Some highlights of the museum include an exhibit on indigenous languages, an ancient mummy from Peru and a Mayan funerary urn, as well as a wonderful collection of gold figurines from the Quimbaya civilization of modern-day Colombia. Of particular significance and historical value are the numerous and striking Incan artifacts, of which very few remain in existence today. The majority of the gold and silver treasures belonging to this fascinating Andean civilization were plundered by the conquistadors to be melted down and made into the famous “pieces of eight” coins, the first global currency.
Indeed it was the destruction of such objects to be converted into coinage that made Spain the richest and most powerful country in the world for well over two centuries, an aspect that the museum does not shy away from. Interestingly, unlike many other archaeological collections, this museum doesn’t just showcase the pre-Columbian and pre-colonial history of the Americas.
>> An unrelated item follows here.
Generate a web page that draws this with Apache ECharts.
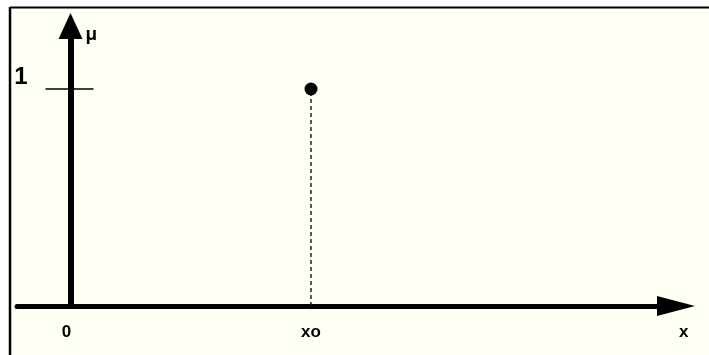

Also displayed are artifacts, paintings, and exhibits that reflect the somber and complex history of Spanish colonialism itself, and how it shaped the modern-day “New World.”
Know Before You Go
Give yourself at least a couple of hours to explore the museum's collection, as it is not only huge but includes a lot of interesting things to see that you might miss if you go through in a hurry. The museum is open from 9:30 a.m. to 3 p.m. from Tuesday to Saturday and 10 a.m. to 3 p.m. on Sundays. The entrance fee is 3 euro. To get to the museum using public transport, the best option is to take the metro (line 3 or 6) to Moncloa station. Take the "Isaac Peral" exit route out to the street and within a short walk, you will see the museum building.